Why Use Hadoop and Spark Together?
If you are thinking of Spark as a complete replacement for Hadoop, then you have got yourself wrong. There are some scenarios where Hadoop and Spark go hand in hand.
- Spark can run on Hadoop, stand-alone Mesos, or in the Cloud.
- Spark’s MLlib components provide capabilities that are not easily achieved by Hadoop’s MapReduce. By using these components, Machine Learning algorithms can be executed faster inside the memory.
- Spark does not have its own distributed file system. By combining Spark with Hadoop, you can make use of various Hadoop capabilities. For example, resources are managed via YARN Resource Manager. You can integrate Hadoop with Spark to perform Cluster Administration and Data Management.
Hadoop provides enhanced security, which is a critical component for production workloads. Spark workloads can be deployed on available resources anywhere in a cluster, without manually allocating and tracking individual tasks.
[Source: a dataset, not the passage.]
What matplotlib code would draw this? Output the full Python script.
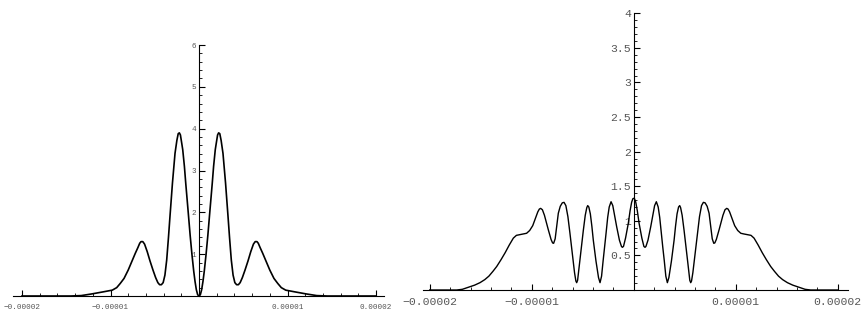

Increased Demand for Spark Professionals
Apache Spark is witnessing widespread demand with enterprises finding it increasingly difficult to hire the right professionals to take on challenging roles in real-world scenarios. It is a fact that today the Apache Spark community is one of the fastest Big Data communities with over 750 contributors from over 200 companies worldwide.
Also, it is a fact that Apache Spark developers are among the highest paid programmers when it comes to programming for the Hadoop framework as compared to ten other Hadoop development tools. As per a recent survey by O’Reilly Media, it is evident that having Apache Spark skills under your belt can give you a hike in the salary of about $11,000, and mastering Scala programming can give you a further jump of another $4,000 in your annual salary.
Apache Spark and Storm skilled professionals get average yearly salaries of about $150,000, whereas Data Engineers get about $98,000. As per Indeed, the average salaries for Spark Developers in San Francisco is 35 percent more than the average salaries for Spark Developers in the United States.